Ketika ada masalah pasti ada solusinya. Karena masalah ada solusi menyusul. Oleh karena itu, masalah kepunahan bahasa daerah ini juga harus memiliki langkah-langkak kongkret sebagai solusinya. Berikut adalah beberapa langkah-langkah yang harus diambil untuk mengatasi kepunahan, antara lain; pertama: dalam lingkungan keluarga. Keluarga sebagai lingkungan komunitas kecil yang akan dikenal oleh anak pertama kali setelah kelahirannya.
Oleh karena itu, kedua orang tua harus bertanggung jawab penuh dalam mewarisi budaya yang dianutnya. Termasuk salah satunya adalah bahasa daerah. Kedua: lingkungan sekolah. Pihak sekolah juga harus berperan aktif dalam mempertahankan budayanya. Termasuk bahasa daerah yang dianut oleh setiap peserta didik. Pelestariannya bisa diaplikasikannya dalam kegiatan belajar mengajar. Sebagai contoh, di Jawa ada Pelajaran Bahasa Daerah Jawa.
Hal tersebut di atas bisa dijadikan sebagai model untuk daerah lain juga. Karena sebenarnya, Kurikulum Tingkat Satuan Pendidikan (KTSP) adalah kurikulum yang diberikan kewenangan sepenuhnya kepada tingkat satuan pendidikan masing-masing untuk menerapkan sistem pendidikannya.

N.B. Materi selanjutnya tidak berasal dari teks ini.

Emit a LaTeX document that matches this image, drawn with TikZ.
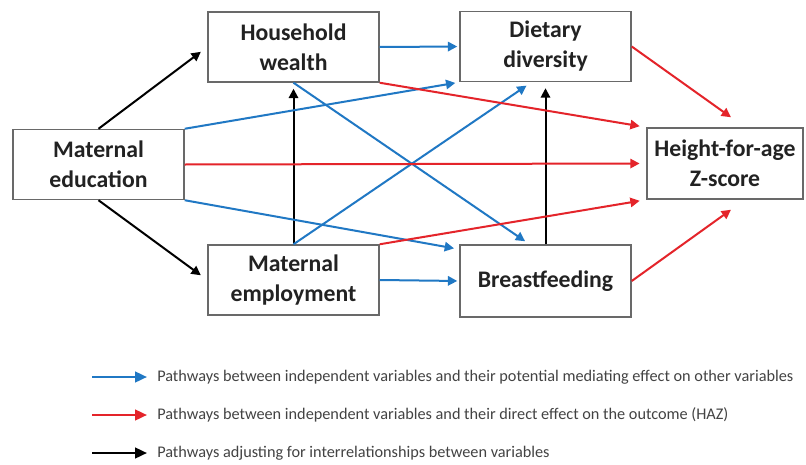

Akhirnya, pelestarian bahasa daerah bukanlah hanya tugas dari segelintir orang. Akan tetapi, semua orang harus berperan aktif dalam mempertahankan identitas dan jati diri kita tersebut.
Bagi Anda yang hingga saat ini tidak tahu berbahasa daerah, maka marilah mulai saat ini untuk belajar. Karena bahasa menunjukkan identitas diri. Bahasa menunjukkan bangsa. Dan, bahasa adalah pemersatu suku bangsa.
* Published: MS (29 April 2013).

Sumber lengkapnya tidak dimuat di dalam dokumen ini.